Will you output all of the data below exactly, omitting the images?

**Available data**
----------

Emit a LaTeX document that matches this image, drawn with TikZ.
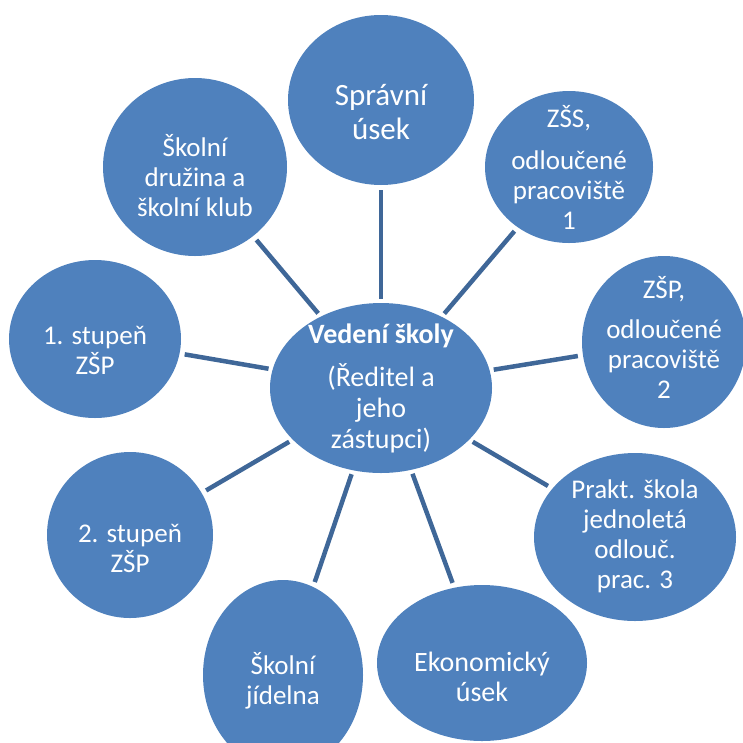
\documentclass[tikz,border=0pt]{standalone}
\usepackage{fontspec}
\setmainfont{Carlito}
\usetikzlibrary{shapes.geometric}
\definecolor{bubblecolor}{RGB}{79,129,189}
\definecolor{linkcolor}{RGB}{63,103,152}

\begin{document}
\begin{tikzpicture}[x=1pt,y=-1pt,
  bubble/.style={ellipse,fill=bubblecolor,inner sep=0pt},
  caption/.style={text=white,align=center,font=\fontsize{27}{30}\selectfont},
  link/.style={draw=linkcolor,line width=4.5pt,shorten <=4pt,shorten >=5pt}]
\useasboundingbox (0,0) rectangle (743,742);
% middle
\node[bubble,minimum width=222pt,minimum height=170pt] (hub) at (381,388) {};
% around it
\node[bubble,minimum width=186pt,minimum height=170pt] (spravni) at (381,100) {};
\node[bubble,minimum width=168pt,minimum height=152pt] (zss) at (569,167) {};
\node[bubble,minimum width=164pt,minimum height=172pt] (zsp) at (664,342) {};
\node[bubble,minimum width=202pt,minimum height=168pt] (prakt) at (635,537) {};
\node[bubble,minimum width=210pt,minimum height=156pt] (ekonom) at (482,663) {};
\node[bubble,minimum width=160pt,minimum height=190pt] (jidelna) at (283,675) {};
\node[bubble,minimum width=166pt,minimum height=166pt] (stupen2) at (130,535) {};
\node[bubble,minimum width=172pt,minimum height=158pt] (stupen1) at (95,339) {};
\node[bubble,minimum width=184pt,minimum height=178pt] (druzina) at (195,167) {};
% spokes
\foreach \n in {spravni,zss,zsp,prakt,ekonom,jidelna,stupen2,stupen1,druzina}
  \draw[link] (hub) -- (\n);
% texts
\node[caption,font=\fontsize{28}{31}\selectfont] (hub-t) at (hub) {\textbf{Vedení školy}\\[12pt](Ředitel a\\jeho\\zástupci)};
\node[caption,font=\fontsize{31}{34}\selectfont] (spravni-t) at ([yshift=-12pt]spravni) {Správní\\úsek};
\node[caption] (zss-t) at (zss) {ZŠS,\\[12pt]odloučené\\pracoviště\\1};
\node[caption] (zsp-t) at ([yshift=5pt]zsp) {ZŠP,\\[10pt]odloučené\\pracoviště\\2};
\node[caption] (prakt-t) at ([yshift=1pt]prakt) {Prakt. škola\\jednoletá\\odlouč.\\prac. 3};
\node[caption,font=\fontsize{28}{30}\selectfont] (ekonom-t) at ([yshift=-14pt]ekonom) {Ekonomický\\úsek};
\node[caption] (jidelna-t) at ([yshift=-6pt]jidelna) {Školní\\jídelna};
\node[caption] (stupen2-t) at ([yshift=-13pt]stupen2) {2. stupeň\\ZŠP};
\node[caption] (stupen1-t) at ([yshift=-11pt]stupen1) {1. stupeň\\ZŠP};
\node[caption] (druzina-t) at ([yshift=-9pt]druzina) {Školní\\družina a\\školní klub};
\end{tikzpicture}
\end{document}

----------

**Written answer**
Emit a LaTeX document that matches this image, drawn with TikZ.
\documentclass[tikz,border=0pt]{standalone}
\usepackage{fontspec}
\setmainfont{Carlito}
\usetikzlibrary{shapes.geometric}
\definecolor{bubblecolor}{RGB}{79,129,189}
\definecolor{linkcolor}{RGB}{63,103,152}

\begin{document}
\begin{tikzpicture}[x=1pt,y=-1pt,
  bubble/.style={ellipse,fill=bubblecolor,inner sep=0pt},
  caption/.style={text=white,align=center,font=\fontsize{27}{30}\selectfont},
  link/.style={draw=linkcolor,line width=4.5pt,shorten <=4pt,shorten >=5pt}]
\useasboundingbox (0,0) rectangle (743,742);
% middle
\node[bubble,minimum width=222pt,minimum height=170pt] (hub) at (381,388) {};
% around it
\node[bubble,minimum width=186pt,minimum height=170pt] (spravni) at (381,100) {};
\node[bubble,minimum width=168pt,minimum height=152pt] (zss) at (569,167) {};
\node[bubble,minimum width=164pt,minimum height=172pt] (zsp) at (664,342) {};
\node[bubble,minimum width=202pt,minimum height=168pt] (prakt) at (635,537) {};
\node[bubble,minimum width=210pt,minimum height=156pt] (ekonom) at (482,663) {};
\node[bubble,minimum width=160pt,minimum height=190pt] (jidelna) at (283,675) {};
\node[bubble,minimum width=166pt,minimum height=166pt] (stupen2) at (130,535) {};
\node[bubble,minimum width=172pt,minimum height=158pt] (stupen1) at (95,339) {};
\node[bubble,minimum width=184pt,minimum height=178pt] (druzina) at (195,167) {};
% spokes
\foreach \n in {spravni,zss,zsp,prakt,ekonom,jidelna,stupen2,stupen1,druzina}
  \draw[link] (hub) -- (\n);
% texts
\node[caption,font=\fontsize{28}{31}\selectfont] (hub-t) at (hub) {\textbf{Vedení školy}\\[12pt](Ředitel a\\jeho\\zástupci)};
\node[caption,font=\fontsize{31}{34}\selectfont] (spravni-t) at ([yshift=-12pt]spravni) {Správní\\úsek};
\node[caption] (zss-t) at (zss) {ZŠS,\\[12pt]odloučené\\pracoviště\\1};
\node[caption] (zsp-t) at ([yshift=5pt]zsp) {ZŠP,\\[10pt]odloučené\\pracoviště\\2};
\node[caption] (prakt-t) at ([yshift=1pt]prakt) {Prakt. škola\\jednoletá\\odlouč.\\prac. 3};
\node[caption,font=\fontsize{28}{30}\selectfont] (ekonom-t) at ([yshift=-14pt]ekonom) {Ekonomický\\úsek};
\node[caption] (jidelna-t) at ([yshift=-6pt]jidelna) {Školní\\jídelna};
\node[caption] (stupen2-t) at ([yshift=-13pt]stupen2) {2. stupeň\\ZŠP};
\node[caption] (stupen1-t) at ([yshift=-11pt]stupen1) {1. stupeň\\ZŠP};
\node[caption] (druzina-t) at ([yshift=-9pt]druzina) {Školní\\družina a\\školní klub};
\end{tikzpicture}
\end{document}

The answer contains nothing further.